L'Arménie reproche à Moscou son manque de soutien face à l'Azerbaïdjan, qui a entièrement reconquis par la force, à l'automne 2023, la région azerbaïdjanaise à majorité arménienne du Karabakh, contrôlée pendant trois décennies par des séparatistes soutenus par Erevan.

Des soldats de la paix russes déployés dans le Karabakh n'étaient pas intervenus lors de cette offensive azerbaïdjanaise pour faire respecter un cessez-le-feu conclu fin 2020 entre Bakou et Erevan après une guerre de six semaines.

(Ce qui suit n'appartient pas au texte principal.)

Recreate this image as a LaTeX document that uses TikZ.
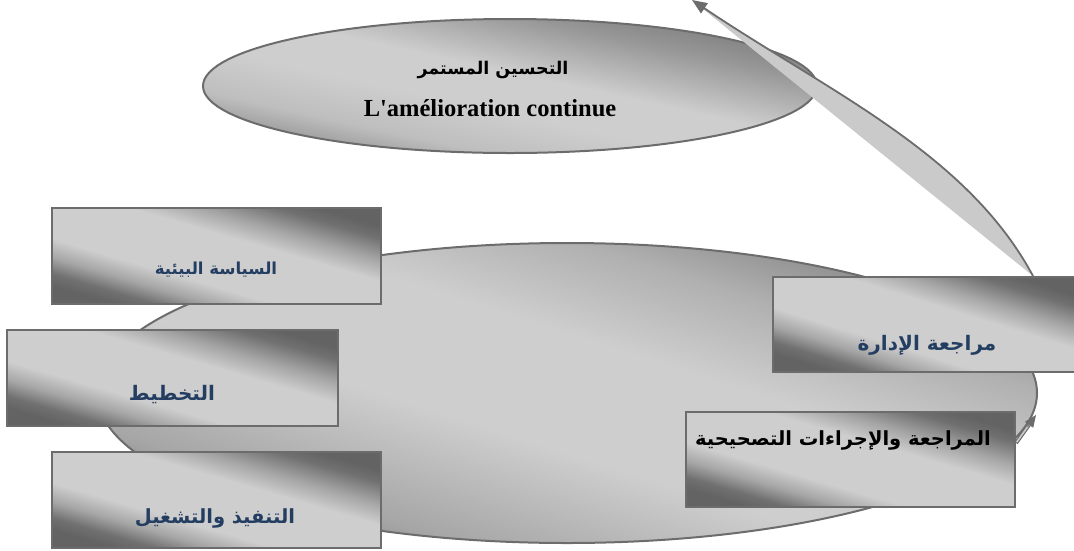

La reprise de tout le Karabakh par l'Azerbaïdjan a conduit plus de 100.000 Arméniens à fuir ce territoire, de crainte d'exactions.

Depuis, Erevan prend ses distances avec Moscou.

Fin janvier 2024, l'Arménie a officiellement adhéré à la Cour pénale internationale (CPI) malgré les avertissements de Moscou, et elle est désormais tenue d'arrêter Vladimir Poutine s'il mettait le pied en territoire arménien, en vertu d'un mandat d'arrêt délivré à l'encontre du président russe en mars 2023.

En juillet 2024, l'Arménie a aussi accueilli des exercices militaires conjoints avec les Etats-Unis.

Une base militaire russe permanente se trouve toujours sur le territoire arménien, à Gyoumri, et Erevan reste membre de l'Organisation du traité de sécurité collective (OTSC), une alliance militaire pilotée par Moscou.

En février 2024, le Premier ministre arménien Nikol Pachinian avait néanmoins affirmé que l'Arménie avait gelé "en pratique" sa participation à cette organisation.

Parallèlement, le gouvernement de la Géorgie, pays voisin de l'Arménie, s'est engagé selon ses détracteurs dans une dérive autoritaire et un rapprochement avec la Russie. En novembre 2024, il a suspendu tout processus d'adhésion à l'UE, en dépit de grandes manifestations d'opposition.

Troisième république du Caucase issue de l'URSS, l'Azerbaïdjan est pour sa part un proche allié de la Turquie, adversaire historique de Erevan.